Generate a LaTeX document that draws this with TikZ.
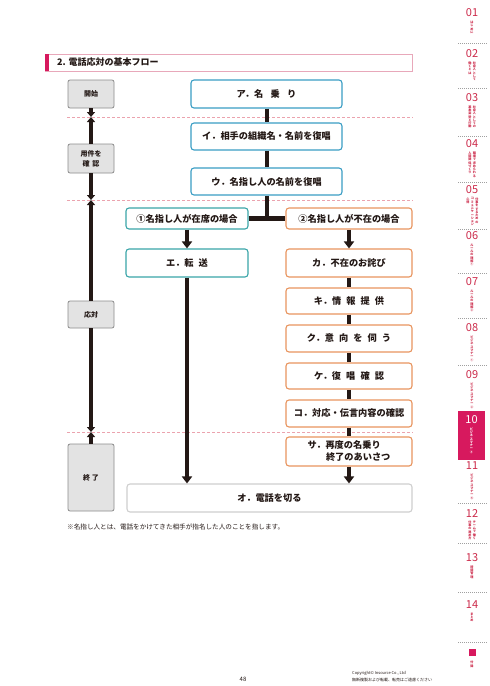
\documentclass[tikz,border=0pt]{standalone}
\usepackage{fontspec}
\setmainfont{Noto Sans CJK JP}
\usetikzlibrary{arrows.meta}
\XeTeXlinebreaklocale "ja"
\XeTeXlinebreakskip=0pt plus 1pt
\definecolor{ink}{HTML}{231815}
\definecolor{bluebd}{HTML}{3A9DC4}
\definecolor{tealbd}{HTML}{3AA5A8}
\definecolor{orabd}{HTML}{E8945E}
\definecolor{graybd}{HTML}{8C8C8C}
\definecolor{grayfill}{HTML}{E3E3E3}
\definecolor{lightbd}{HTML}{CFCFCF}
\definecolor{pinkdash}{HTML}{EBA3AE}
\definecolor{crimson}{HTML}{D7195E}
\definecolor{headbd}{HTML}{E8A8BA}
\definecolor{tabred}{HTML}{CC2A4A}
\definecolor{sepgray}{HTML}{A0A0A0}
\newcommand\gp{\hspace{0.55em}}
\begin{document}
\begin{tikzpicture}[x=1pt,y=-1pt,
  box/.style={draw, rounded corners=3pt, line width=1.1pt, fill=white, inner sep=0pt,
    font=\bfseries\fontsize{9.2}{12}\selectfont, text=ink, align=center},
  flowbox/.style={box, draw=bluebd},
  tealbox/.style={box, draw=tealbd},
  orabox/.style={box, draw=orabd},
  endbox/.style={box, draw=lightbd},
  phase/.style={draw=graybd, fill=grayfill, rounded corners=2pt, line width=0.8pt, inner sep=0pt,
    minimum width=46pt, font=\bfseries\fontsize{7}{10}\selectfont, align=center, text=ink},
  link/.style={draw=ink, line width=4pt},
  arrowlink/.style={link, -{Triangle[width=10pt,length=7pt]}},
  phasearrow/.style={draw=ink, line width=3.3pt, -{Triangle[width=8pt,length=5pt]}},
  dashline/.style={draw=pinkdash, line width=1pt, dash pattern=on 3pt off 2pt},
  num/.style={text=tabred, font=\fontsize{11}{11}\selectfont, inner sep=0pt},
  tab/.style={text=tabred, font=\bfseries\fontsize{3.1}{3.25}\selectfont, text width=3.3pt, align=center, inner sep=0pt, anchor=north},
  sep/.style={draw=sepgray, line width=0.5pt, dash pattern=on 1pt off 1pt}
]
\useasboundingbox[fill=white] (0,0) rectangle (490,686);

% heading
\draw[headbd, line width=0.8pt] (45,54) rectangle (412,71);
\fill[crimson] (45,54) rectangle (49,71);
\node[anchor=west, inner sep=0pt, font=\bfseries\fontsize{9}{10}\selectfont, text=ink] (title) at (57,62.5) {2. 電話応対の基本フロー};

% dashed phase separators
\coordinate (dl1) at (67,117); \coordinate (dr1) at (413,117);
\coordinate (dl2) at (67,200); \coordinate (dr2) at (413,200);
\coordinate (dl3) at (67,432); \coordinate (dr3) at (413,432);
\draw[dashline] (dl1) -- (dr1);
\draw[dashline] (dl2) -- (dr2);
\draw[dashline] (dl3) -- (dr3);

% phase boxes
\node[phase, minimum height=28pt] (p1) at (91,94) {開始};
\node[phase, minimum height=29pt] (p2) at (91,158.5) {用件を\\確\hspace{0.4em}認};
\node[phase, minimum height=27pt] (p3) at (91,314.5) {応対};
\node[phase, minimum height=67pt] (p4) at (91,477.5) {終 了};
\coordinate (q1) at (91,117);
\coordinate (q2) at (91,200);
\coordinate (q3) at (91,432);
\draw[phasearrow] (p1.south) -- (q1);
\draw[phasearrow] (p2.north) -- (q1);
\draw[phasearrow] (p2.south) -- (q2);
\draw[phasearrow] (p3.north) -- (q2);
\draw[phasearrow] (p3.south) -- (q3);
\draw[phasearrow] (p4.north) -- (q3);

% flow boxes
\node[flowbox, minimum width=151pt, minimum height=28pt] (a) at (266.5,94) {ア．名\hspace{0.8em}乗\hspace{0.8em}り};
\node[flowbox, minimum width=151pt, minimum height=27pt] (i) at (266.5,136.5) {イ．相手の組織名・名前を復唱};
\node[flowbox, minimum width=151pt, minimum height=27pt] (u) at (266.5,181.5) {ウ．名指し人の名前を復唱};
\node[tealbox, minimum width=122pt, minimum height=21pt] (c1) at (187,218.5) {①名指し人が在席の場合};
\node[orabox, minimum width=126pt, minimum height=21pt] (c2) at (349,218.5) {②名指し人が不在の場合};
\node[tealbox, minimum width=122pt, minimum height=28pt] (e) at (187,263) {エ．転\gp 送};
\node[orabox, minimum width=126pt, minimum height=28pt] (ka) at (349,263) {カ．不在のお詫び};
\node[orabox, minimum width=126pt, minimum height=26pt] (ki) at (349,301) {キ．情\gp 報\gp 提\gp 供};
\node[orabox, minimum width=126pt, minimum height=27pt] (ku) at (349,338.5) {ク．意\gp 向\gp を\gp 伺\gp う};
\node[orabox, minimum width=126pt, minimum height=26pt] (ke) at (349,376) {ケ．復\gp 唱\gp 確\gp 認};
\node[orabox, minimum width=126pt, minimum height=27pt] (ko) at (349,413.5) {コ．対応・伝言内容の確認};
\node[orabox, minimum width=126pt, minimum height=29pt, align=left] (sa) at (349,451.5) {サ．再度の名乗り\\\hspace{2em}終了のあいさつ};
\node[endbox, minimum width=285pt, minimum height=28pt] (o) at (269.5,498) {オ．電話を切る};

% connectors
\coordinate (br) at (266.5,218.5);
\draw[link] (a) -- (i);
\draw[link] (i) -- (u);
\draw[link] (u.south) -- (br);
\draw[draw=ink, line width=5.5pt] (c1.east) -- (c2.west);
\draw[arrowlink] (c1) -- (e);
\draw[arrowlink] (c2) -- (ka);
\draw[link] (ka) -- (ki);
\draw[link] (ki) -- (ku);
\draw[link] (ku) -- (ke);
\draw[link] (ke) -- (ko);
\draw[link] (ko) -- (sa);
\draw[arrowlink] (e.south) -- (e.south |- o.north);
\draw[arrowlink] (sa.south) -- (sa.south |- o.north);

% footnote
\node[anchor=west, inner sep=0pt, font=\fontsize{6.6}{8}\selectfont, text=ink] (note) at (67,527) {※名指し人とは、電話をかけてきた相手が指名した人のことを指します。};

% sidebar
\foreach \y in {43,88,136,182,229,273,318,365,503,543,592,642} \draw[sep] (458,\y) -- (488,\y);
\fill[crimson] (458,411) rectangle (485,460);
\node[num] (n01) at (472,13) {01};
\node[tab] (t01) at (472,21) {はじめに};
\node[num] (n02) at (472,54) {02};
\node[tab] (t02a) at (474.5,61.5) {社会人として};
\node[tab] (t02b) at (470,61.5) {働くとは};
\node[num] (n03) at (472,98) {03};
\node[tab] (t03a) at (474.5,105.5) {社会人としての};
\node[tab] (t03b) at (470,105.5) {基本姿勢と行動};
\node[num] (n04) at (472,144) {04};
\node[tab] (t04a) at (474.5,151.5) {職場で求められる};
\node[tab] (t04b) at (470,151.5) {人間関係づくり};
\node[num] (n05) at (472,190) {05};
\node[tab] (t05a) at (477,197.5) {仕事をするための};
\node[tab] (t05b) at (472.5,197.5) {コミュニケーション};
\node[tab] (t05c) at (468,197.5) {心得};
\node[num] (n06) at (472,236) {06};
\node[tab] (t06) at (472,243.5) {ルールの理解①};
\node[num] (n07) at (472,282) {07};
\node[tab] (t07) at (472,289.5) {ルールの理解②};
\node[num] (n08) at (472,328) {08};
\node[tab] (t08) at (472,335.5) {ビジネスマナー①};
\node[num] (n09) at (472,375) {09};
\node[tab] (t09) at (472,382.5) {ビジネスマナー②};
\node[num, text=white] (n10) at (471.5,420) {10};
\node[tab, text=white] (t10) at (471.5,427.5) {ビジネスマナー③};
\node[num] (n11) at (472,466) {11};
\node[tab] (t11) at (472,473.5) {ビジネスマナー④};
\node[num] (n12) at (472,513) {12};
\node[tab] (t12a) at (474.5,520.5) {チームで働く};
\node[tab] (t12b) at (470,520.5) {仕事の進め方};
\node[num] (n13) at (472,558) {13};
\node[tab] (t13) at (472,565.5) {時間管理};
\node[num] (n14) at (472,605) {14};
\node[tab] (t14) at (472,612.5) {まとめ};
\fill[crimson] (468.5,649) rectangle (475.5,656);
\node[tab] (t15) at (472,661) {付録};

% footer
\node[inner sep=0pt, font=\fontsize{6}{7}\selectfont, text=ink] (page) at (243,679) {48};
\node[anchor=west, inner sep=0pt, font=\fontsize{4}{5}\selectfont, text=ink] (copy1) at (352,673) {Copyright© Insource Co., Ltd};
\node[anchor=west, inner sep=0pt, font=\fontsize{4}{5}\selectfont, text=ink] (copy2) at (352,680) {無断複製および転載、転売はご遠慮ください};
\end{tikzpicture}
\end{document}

# # # #

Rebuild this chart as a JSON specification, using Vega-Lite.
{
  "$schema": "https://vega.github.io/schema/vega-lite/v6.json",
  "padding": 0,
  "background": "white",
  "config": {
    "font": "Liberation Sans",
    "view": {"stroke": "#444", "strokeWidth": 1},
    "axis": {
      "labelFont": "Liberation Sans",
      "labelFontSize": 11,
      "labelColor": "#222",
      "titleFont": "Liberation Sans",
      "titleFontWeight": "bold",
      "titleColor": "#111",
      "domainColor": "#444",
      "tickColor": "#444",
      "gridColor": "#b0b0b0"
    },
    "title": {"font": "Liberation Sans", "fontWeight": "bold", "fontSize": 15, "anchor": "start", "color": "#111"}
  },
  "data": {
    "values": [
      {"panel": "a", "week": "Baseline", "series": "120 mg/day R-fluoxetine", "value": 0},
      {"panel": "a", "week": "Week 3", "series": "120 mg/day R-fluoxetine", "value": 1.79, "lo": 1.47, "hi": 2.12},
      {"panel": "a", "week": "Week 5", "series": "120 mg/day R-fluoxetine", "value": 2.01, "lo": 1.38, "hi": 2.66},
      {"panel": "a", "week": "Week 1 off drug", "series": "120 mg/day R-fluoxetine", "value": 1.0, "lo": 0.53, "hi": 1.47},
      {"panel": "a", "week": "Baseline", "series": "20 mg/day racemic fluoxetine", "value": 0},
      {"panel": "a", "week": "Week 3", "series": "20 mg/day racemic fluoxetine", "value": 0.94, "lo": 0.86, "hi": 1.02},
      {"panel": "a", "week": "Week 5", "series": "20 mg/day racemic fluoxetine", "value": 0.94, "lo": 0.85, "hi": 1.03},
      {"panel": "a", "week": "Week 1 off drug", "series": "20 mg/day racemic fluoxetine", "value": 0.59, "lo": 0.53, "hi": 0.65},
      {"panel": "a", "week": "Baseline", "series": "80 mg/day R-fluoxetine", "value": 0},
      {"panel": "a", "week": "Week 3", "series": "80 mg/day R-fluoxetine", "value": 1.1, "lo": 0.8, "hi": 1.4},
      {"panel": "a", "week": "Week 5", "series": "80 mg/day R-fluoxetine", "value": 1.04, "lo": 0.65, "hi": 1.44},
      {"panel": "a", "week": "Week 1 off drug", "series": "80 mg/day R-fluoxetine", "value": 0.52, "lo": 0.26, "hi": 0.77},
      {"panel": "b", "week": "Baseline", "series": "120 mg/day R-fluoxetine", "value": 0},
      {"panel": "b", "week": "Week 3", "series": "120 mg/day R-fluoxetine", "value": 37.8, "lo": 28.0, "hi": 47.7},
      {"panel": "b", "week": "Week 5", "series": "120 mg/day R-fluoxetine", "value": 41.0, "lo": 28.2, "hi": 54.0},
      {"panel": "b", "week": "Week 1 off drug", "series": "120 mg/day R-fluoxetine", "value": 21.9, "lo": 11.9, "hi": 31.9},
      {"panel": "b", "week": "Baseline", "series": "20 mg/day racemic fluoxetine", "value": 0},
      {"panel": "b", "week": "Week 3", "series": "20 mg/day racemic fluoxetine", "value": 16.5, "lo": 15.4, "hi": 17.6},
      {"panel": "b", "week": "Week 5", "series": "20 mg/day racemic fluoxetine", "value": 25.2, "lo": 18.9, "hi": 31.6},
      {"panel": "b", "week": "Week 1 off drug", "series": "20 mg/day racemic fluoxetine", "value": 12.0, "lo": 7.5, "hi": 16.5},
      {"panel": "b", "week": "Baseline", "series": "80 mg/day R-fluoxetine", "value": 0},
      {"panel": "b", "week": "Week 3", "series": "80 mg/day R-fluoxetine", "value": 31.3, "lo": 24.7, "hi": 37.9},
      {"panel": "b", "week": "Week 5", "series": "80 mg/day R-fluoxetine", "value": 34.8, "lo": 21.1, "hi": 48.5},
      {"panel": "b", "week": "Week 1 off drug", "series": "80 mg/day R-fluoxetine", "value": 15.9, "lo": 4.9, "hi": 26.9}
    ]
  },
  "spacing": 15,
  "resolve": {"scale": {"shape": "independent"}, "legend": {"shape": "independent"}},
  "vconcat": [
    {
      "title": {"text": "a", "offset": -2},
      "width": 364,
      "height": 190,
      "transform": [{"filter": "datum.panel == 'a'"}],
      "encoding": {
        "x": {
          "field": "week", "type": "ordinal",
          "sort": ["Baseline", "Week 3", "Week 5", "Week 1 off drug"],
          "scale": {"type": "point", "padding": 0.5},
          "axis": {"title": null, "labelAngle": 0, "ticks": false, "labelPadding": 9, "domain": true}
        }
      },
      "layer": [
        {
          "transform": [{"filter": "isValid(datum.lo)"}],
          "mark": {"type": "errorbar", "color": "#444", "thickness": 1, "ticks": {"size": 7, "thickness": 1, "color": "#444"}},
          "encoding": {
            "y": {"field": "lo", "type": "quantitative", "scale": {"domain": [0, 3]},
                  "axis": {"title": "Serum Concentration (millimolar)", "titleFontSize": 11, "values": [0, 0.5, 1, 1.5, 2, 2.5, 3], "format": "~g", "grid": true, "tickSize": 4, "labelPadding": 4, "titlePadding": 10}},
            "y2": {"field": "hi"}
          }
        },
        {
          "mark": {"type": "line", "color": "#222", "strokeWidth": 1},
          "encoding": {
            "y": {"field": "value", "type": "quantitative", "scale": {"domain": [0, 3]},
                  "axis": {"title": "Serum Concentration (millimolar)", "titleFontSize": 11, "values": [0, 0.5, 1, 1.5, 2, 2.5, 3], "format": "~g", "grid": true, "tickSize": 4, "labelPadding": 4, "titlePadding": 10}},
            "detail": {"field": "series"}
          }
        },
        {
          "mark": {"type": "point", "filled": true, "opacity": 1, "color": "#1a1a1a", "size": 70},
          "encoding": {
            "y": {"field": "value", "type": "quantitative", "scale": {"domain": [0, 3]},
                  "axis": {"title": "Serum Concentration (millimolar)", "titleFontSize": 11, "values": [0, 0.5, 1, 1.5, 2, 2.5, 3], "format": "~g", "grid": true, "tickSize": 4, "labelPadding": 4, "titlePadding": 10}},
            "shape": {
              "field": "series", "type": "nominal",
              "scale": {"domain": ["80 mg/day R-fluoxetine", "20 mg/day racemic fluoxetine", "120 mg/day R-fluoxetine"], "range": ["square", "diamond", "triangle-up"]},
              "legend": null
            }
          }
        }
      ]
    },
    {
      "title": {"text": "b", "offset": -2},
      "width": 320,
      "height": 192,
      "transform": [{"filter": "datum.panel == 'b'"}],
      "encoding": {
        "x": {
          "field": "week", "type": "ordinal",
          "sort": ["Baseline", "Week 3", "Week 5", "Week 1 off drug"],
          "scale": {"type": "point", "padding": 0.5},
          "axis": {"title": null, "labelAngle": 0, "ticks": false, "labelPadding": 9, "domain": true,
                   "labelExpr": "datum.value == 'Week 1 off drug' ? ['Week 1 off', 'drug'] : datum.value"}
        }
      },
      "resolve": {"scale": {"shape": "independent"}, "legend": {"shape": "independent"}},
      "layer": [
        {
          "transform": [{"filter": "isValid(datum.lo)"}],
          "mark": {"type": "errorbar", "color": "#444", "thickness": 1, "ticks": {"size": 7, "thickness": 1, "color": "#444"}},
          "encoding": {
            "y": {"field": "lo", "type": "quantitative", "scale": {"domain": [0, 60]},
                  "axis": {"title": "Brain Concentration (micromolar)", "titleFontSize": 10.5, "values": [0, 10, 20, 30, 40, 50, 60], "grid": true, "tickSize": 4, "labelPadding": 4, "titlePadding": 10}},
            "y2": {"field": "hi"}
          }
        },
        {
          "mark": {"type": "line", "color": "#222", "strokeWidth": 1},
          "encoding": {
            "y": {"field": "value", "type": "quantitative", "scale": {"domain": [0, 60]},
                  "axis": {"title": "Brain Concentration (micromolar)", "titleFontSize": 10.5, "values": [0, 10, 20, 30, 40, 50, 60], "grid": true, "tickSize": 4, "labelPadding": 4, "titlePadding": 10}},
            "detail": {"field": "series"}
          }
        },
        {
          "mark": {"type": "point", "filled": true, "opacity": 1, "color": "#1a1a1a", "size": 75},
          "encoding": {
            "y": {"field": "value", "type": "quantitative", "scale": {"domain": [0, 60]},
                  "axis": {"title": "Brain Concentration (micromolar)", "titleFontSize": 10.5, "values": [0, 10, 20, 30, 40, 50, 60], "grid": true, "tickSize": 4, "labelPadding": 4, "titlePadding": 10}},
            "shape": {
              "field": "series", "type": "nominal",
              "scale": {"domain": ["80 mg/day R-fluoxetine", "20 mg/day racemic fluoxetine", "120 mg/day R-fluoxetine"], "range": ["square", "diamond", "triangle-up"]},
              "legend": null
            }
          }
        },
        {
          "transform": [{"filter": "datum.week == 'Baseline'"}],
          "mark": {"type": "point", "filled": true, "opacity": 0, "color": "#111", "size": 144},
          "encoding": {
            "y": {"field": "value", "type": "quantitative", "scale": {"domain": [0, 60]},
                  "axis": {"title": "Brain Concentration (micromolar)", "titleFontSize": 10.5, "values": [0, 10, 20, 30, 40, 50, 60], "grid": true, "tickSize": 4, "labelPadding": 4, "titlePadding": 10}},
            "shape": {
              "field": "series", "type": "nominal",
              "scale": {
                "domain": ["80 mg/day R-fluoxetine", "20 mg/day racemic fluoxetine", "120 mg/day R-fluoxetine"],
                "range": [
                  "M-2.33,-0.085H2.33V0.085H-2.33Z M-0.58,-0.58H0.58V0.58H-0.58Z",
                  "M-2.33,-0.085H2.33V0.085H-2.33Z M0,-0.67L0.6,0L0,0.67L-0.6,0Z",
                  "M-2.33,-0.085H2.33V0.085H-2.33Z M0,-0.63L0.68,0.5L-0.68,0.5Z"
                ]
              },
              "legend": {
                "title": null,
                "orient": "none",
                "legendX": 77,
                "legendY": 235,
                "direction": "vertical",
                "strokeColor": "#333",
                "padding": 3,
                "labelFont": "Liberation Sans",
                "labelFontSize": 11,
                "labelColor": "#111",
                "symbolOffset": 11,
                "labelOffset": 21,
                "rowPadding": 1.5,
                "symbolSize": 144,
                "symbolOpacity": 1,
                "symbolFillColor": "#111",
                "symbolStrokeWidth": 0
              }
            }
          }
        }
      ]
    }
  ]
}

# # # #

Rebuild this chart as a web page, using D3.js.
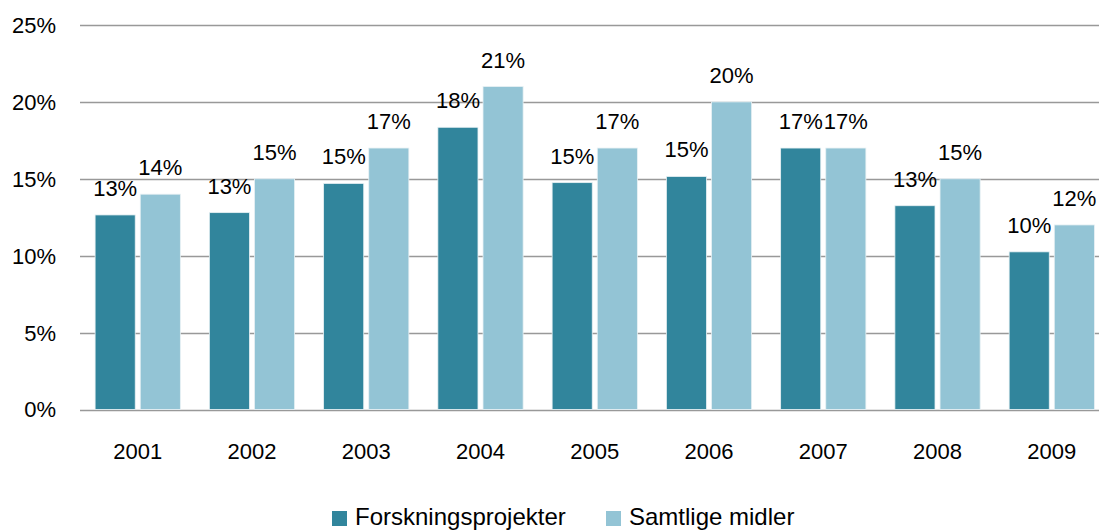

# # # #

• TASK BRIEF
Find all lines where the word "using" appears. Copy them.

• ANSWER TO THIS EXERCISE
Rebuild this chart as a JSON specification, using Vega-Lite.
Rebuild this chart as a web page, using D3.js.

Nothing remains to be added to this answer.